A vida surge com o aparecimento de um autoreplicador. Esse autoreplicador vai evoluir e explorar atravez de mutações todas as possibilidades que adaptação ao meio.


A parte mais dificil parece ser o aparecer o auto-replicador.

Aparentemente é raro. Mas na terra, depois da vida surgir invadiu tudo. Pesquisa extermofilos.

Se se provar que é preciso um O2 para ter energia para suster um cerebro, coisa que na terra o aparecimento de O2 ja não deixou acontecer, nunca saberemos.

Por esta altura era pouco provavel, mas se a inteligencia é algo que é uma vantagem adaptativa ela ia aparecer dado o tempo necessario.


Se a vida so puder aparecer em planetas replicas da terra, mesmo nesse caso, argumentar que o fine tuning é intencional , porque se não for tambem não faz sentido falar em afinação, é treta.

De qualquer modo, tens de facto de lutar contra tendencias primitivas e legados comportamentais ancestrais se queres ir mais longe na compreensão do universo.

João disse...

Tu estarias sempre espantado. Porque estas espantado com o facto da vida inteligente ter aparecido onde podia.

E podia porque estamos ca.

Achar que aquelas condições foram criadas so para nos existirmos é tolice.

E repara que falar em tuning requer sempre inferir intencionalidade.

Se não não ha tuning. Ha acaso e no universo todo as coisas aconteceram como podiam. Aqui puderam chegar aonde chegaram.

Não ha tuning sem interpretação dos valores.

Sem interpretação dos valores a conclusão que tiras é que a vida precisa de viver exactamente dentro dos parametros a que.... se conseguiu adaptar. E não é Lapalisse porque existem muitas maneiras diferentes como ela se adapatou.

Não é correcto dizer que esta afinado se ninguem afinou.
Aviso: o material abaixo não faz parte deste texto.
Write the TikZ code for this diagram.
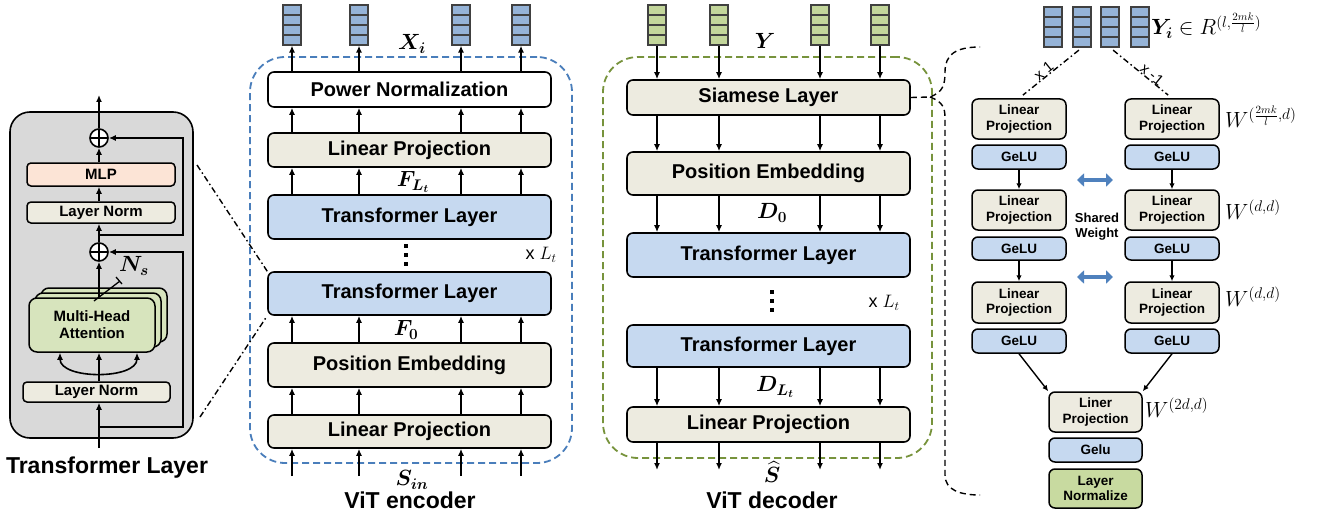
\RequirePackage{fix-cm}
\documentclass[tikz,border=0pt]{standalone}
\usepackage{amsmath,bm}
\usepackage[no-math]{fontspec}
\setmainfont{Liberation Sans}
\setsansfont{Liberation Sans}
\usetikzlibrary{arrows.meta,calc}

\definecolor{beige}{RGB}{237,235,224}
\definecolor{tlblue}{RGB}{198,217,240}
\definecolor{tokblue}{RGB}{149,179,215}
\definecolor{tokgreen}{RGB}{195,214,155}
\definecolor{mhagreen}{RGB}{215,228,189}
\definecolor{mlppink}{RGB}{252,228,214}
\definecolor{panelgray}{RGB}{217,217,217}
\definecolor{encblue}{RGB}{74,126,187}
\definecolor{decgreen}{RGB}{119,147,60}
\definecolor{swblue}{RGB}{79,129,189}
\definecolor{lngreen}{RGB}{200,218,160}

\tikzset{
  arr/.style={line width=1.6pt, -{Latex[length=7pt,width=6pt]}},
  arrs/.style={line width=1.4pt, -{Latex[length=6pt,width=5.5pt]}},
  ebox/.style={draw, line width=1.6pt, rounded corners=6pt, minimum width=283pt, inner sep=0pt,
    font=\fontsize{20}{24}\selectfont\bfseries},
  rbox/.style={draw, line width=1.5pt, rounded corners=6pt, minimum width=94pt, inner sep=0pt,
    align=center, font=\fontsize{13.5}{15.5}\selectfont\bfseries},
  lbox/.style={draw, line width=1.5pt, rounded corners=4pt, inner sep=0pt, align=center,
    font=\fontsize{15}{17}\selectfont\bfseries},
  token/.style={draw=black!75, line width=1.2pt, minimum width=18pt, minimum height=40pt, inner sep=0pt,
    path picture={\foreach \f in {0.25,0.5,0.75} {\draw[black!75, line width=1.2pt]
      ($(path picture bounding box.north west)!\f!(path picture bounding box.south west)$) --
      ($(path picture bounding box.north east)!\f!(path picture bounding box.south east)$);}}},
  plus/.style={circle, draw, line width=1.6pt, fill=white, minimum size=18pt, inner sep=0pt,
    path picture={\draw[line width=1.6pt] (path picture bounding box.west) -- (path picture bounding box.east)
      (path picture bounding box.north) -- (path picture bounding box.south);}},
  vdotsnode/.style={minimum width=5pt, minimum height=22pt, inner sep=0pt,
    path picture={\foreach \f in {0.1,0.5,0.9} {\fill
      ($(path picture bounding box.north)!\f!(path picture bounding box.south)+(-2pt,-2pt)$) rectangle ++(4pt,4pt);}}},
  mlab/.style={font=\fontsize{22}{24}\selectfont, inner sep=0pt},
  wlab/.style={font=\fontsize{22}{24}\selectfont, inner sep=0pt, anchor=west},
  dashdotline/.style={line width=1.4pt, dash pattern=on 6pt off 3pt on 1.5pt off 3pt},
  encdash/.style={draw=encblue, line width=1.8pt, dash pattern=on 7pt off 4pt, rounded corners=35pt},
  decdash/.style={draw=decgreen, line width=1.8pt, dash pattern=on 7pt off 4pt, rounded corners=35pt},
  caption/.style={font=\fontsize{23}{26}\selectfont\bfseries, inner sep=0pt},
  swarrow/.style={line width=4pt, draw=swblue, {Triangle[length=7pt,width=13pt]}-{Triangle[length=7pt,width=13pt]}},
}

\begin{document}
\begin{tikzpicture}[x=1pt,y=-1pt]
\useasboundingbox (0,0) rectangle (1329,516);

% ================= Left panel: Transformer Layer =================
\node[draw, line width=1.6pt, fill=panelgray, rounded corners=20pt, minimum width=183pt, minimum height=326pt] (panel) at (101.5,275) {};
\coordinate (tin) at (99,448);
\coordinate (tout) at (99,95);
\coordinate (rx) at (183,0);
\coordinate (al) at (60,0);
\coordinate (ar) at (137,0);
\coordinate (j1) at (99,427);
\coordinate (j2) at (99,235);

\node[lbox, fill=mlppink, minimum width=148pt, minimum height=23pt] (mlp) at (101,174.5) {MLP};
\node[lbox, fill=beige, minimum width=148pt, minimum height=21pt] (ln1) at (101,212.5) {Layer Norm};
\node[lbox, fill=beige, minimum width=147pt, minimum height=20pt] (ln2) at (96.5,392) {Layer Norm};
\node[lbox, fill=mhagreen, rounded corners=8pt, minimum width=126pt, minimum height=54pt] (mhb2) at (104,315) {};
\node[lbox, fill=mhagreen, rounded corners=8pt, minimum width=126pt, minimum height=54pt] (mhb1) at (98,320) {};
\node[lbox, fill=mhagreen, rounded corners=8pt, minimum width=126pt, minimum height=54pt] (mha) at (92,325) {Multi-Head\\Attention};
\node[plus] (p1) at (99,138) {};
\node[plus] (p2) at (99,252) {};

\draw[arr] (tin) -- (ln2.south -| tin);
\draw[arr] (ln2.north -| tin) -- (mha.south -| tin);
\draw[line width=1.6pt, {Latex[length=7pt,width=6pt]}-{Latex[length=7pt,width=6pt]}] (mha.south -| al) to[out=-90,in=-90,looseness=0.9] (mha.south -| ar);
\draw[arr] (mha.north -| tin) -- (p2.south);
\draw[arr] (p2.north) -- (ln1.south -| tin);
\draw[arr] (ln1.north -| tin) -- (mlp.south -| tin);
\draw[arr] (mlp.north -| tin) -- (p1.south);
\draw[arr] (p1.north) -- (tout);
\draw[arr] (j1) -| (p2.east -| rx) -- (p2.east);
\draw[arr] (j2) -| (p1.east -| rx) -- (p1.east);
\draw[line width=1.3pt] (94,301) -- (120,281) (116,277) -- (122,284);
\node[mlab] (ns) at (134,266) {$\bm{N_s}$};
\node[caption] (tlcap) at (107,468) {Transformer Layer};

% ================= ViT encoder =================
\node[encdash, minimum width=322pt, minimum height=406pt] (encbox) at (411,260) {};
\node[token, fill=tokblue] (et1) at (292,25) {};
\node[token, fill=tokblue] (et2) at (359,25) {};
\node[token, fill=tokblue] (et3) at (461,25) {};
\node[token, fill=tokblue] (et4) at (521,25) {};
\node[ebox, fill=white, minimum height=35pt] (pn) at (409.5,89.5) {Power Normalization};
\node[ebox, fill=beige, minimum height=34pt] (elp1) at (409.5,150) {Linear Projection};
\node[ebox, fill=tlblue, minimum height=44pt] (etl1) at (409.5,217) {Transformer Layer};
\node[ebox, fill=tlblue, minimum height=43pt] (etl2) at (409.5,293.5) {Transformer Layer};
\node[ebox, fill=beige, minimum height=44pt] (epe) at (409.5,365) {Position Embedding};
\node[ebox, fill=beige, minimum height=33pt] (elp2) at (409.5,431.5) {Linear Projection};
\foreach \i in {1,...,4} {
  \coordinate (ein\i) at ($(et\i.south |- 0,476)$);
  \draw[arr] (pn.north -| et\i) -- (et\i.south);
  \draw[arr] (elp1.north -| et\i) -- (pn.south -| et\i);
  \draw[arr] (etl1.north -| et\i) -- (elp1.south -| et\i);
  \draw[arr] (epe.north -| et\i) -- (etl2.south -| et\i);
  \draw[arr] (elp2.north -| et\i) -- (epe.south -| et\i);
  \draw[arr] (ein\i) -- (elp2.south -| et\i);
}
\node[mlab] (xi) at (412,44) {$\bm{X_i}$};
\node[mlab] (fl) at (413,182) {$\bm{F_{L_t}}$};
\node[mlab] (f0) at (406,330) {$\bm{F_0}$};
\node[mlab] (sin) at (412,480) {$\bm{S_{in}}$};
\node[mlab, font=\fontsize{18}{20}\selectfont] (elt) at (541,255) {x $L_t$};
\node[vdotsnode] (edots) at (406,255) {};
\node[caption] (encap) at (410,500) {ViT encoder};

% dash-dot zoom lines
\draw[dashdotline] (197,165) -- (etl2.north west);
\draw[dashdotline] (200,417) -- (etl2.south west);

% ================= ViT decoder =================
\node[decdash, minimum width=329pt, minimum height=401pt] (decbox) at (767.5,257.5) {};
\node[token, fill=tokgreen] (dt1) at (657,25) {};
\node[token, fill=tokgreen] (dt2) at (719,25) {};
\node[token, fill=tokgreen] (dt3) at (820,25) {};
\node[token, fill=tokgreen] (dt4) at (880,25) {};
\node[ebox, fill=beige, minimum height=35pt] (siam) at (768.5,97.5) {Siamese Layer};
\node[ebox, fill=beige, minimum height=43pt] (dpe) at (768.5,173.5) {Position Embedding};
\node[ebox, fill=tlblue, minimum height=44pt] (dtl1) at (768.5,255) {Transformer Layer};
\node[ebox, fill=tlblue, minimum height=42pt] (dtl2) at (768.5,346) {Transformer Layer};
\node[ebox, fill=beige, minimum height=35pt] (dlp) at (768.5,424.5) {Linear Projection};
\foreach \i in {1,...,4} {
  \coordinate (dout\i) at ($(dt\i.south |- 0,470)$);
  \draw[arr] (dt\i.south) -- (siam.north -| dt\i);
  \draw[arr] (siam.south -| dt\i) -- (dpe.north -| dt\i);
  \draw[arr] (dpe.south -| dt\i) -- (dtl1.north -| dt\i);
  \draw[arr] (dtl2.south -| dt\i) -- (dlp.north -| dt\i);
  \draw[arr] (dlp.south -| dt\i) -- (dout\i);
}
\node[mlab] (ylab) at (765,41) {$\bm{Y}$};
\node[mlab] (d0) at (772,213) {$\bm{D_0}$};
\node[mlab] (dlt) at (775,387) {$\bm{D_{L_t}}$};
\node[mlab] (shat) at (772,472) {$\widehat{\bm{S}}$};
\node[mlab, font=\fontsize{18}{20}\selectfont] (dltx) at (884,303) {x $L_t$};
\node[vdotsnode] (ddots) at (772,301) {};
\node[caption] (decap) at (772,500) {ViT decoder};

% ================= Right panel: Siamese layer =================
\draw[line width=1.4pt, dash pattern=on 6pt off 4pt]
  (siam.east) -- (930,97) .. controls (943,92) and (945,85) .. (945,72)
  .. controls (945,55) and (955,47) .. (980,47);
\draw[line width=1.4pt, dash pattern=on 6pt off 4pt]
  (930,97) .. controls (943,102) and (945,108) .. (945,118) -- (945,475)
  .. controls (945,490) and (960,495) .. (980,495);

\node[token, fill=tokblue] (rt1) at (1053,27) {};
\node[token, fill=tokblue] (rt2) at (1082,27) {};
\node[token, fill=tokblue] (rt3) at (1110,27) {};
\node[token, fill=tokblue] (rt4) at (1140,27) {};
\node[mlab, anchor=base west] (yi) at (1151,35) {$\bm{Y_i}\in R^{(l,\frac{2mk}{l})}$};

\foreach \s/\x in {l/1019, r/1172} {
  \node[rbox, fill=beige, minimum height=40pt] (lp1\s) at (\x,119) {Linear\\Projection};
  \node[rbox, fill=tlblue, minimum height=24pt] (g1\s) at (\x,157) {GeLU};
  \node[rbox, fill=beige, minimum height=40pt] (lp2\s) at (\x,210) {Linear\\Projection};
  \node[rbox, fill=tlblue, minimum height=23pt] (g2\s) at (\x,248.5) {GeLU};
  \node[rbox, fill=beige, minimum height=41pt] (lp3\s) at (\x,302.5) {Linear\\Projection};
  \node[rbox, fill=tlblue, minimum height=24pt] (g3\s) at (\x,341) {GeLU};
  \draw[arrs] (g1\s.south) -- (lp2\s.north);
  \draw[arrs] (g2\s.south) -- (lp3\s.north);
}
\node[rbox, fill=beige, minimum width=93pt, minimum height=40pt] (flp) at (1095.5,412) {Liner\\Projection};
\node[rbox, fill=tlblue, minimum width=93pt, minimum height=24pt] (fg) at (1095.5,450) {Gelu};
\node[rbox, fill=lngreen, minimum width=93pt, minimum height=39pt] (fln) at (1095.5,488.5) {Layer\\Normalize};
\draw[arrs] (g3l.south) -- (flp.north west);
\draw[arrs] (g3r.south) -- (flp.north east);

\draw[dashdotline, shorten <=4pt, shorten >=5pt] (rt2.south) -- (lp1l.north)
  node[pos=0.55, sloped, above, inner sep=0pt, font=\fontsize{15}{16}\selectfont] (xone) {x 1};
\draw[dashdotline, shorten <=4pt, shorten >=5pt] (rt3.south) -- (lp1r.north)
  node[pos=0.62, sloped, above, inner sep=0pt, font=\fontsize{15}{16}\selectfont] (xmone) {x -1};

\coordinate (sw1a) at (1077,180);
\coordinate (sw1b) at (1113,180);
\coordinate (sw2a) at (1077,277);
\coordinate (sw2b) at (1113,277);
\draw[swarrow] (sw1a) -- (sw1b);
\draw[swarrow] (sw2a) -- (sw2b);
\node[font=\fontsize{13}{15}\selectfont\bfseries, align=center, inner sep=0pt] (sw) at (1097,227) {Shared\\Weight};

\node[wlab] (w1) at (1225,117) {$W^{(\frac{2mk}{l},d)}$};
\node[wlab] (w2) at (1225,210) {$W^{(d,d)}$};
\node[wlab] (w3) at (1225,297) {$W^{(d,d)}$};
\node[wlab] (w4) at (1145,408) {$W^{(2d,d)}$};
\end{tikzpicture}
\end{document}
Mas não insisto mais ai. Então digo-te. Não ha mesmo afinação.

Ha um encontro de variaveis e possibilidades.

A vida apareceu aonde podia (de facto considerar que aqui é o unico planeta onde estas condições se criaram é fantastico) e adaptou-se ao que podia.

João disse...

Jairo:

"Os ateus não sei, mas tu não deves muito à inteligência."

Não te preocupes que o teu deus tambem não. Então isto é o melhor que ele consegue fazer para haver vida inteligente?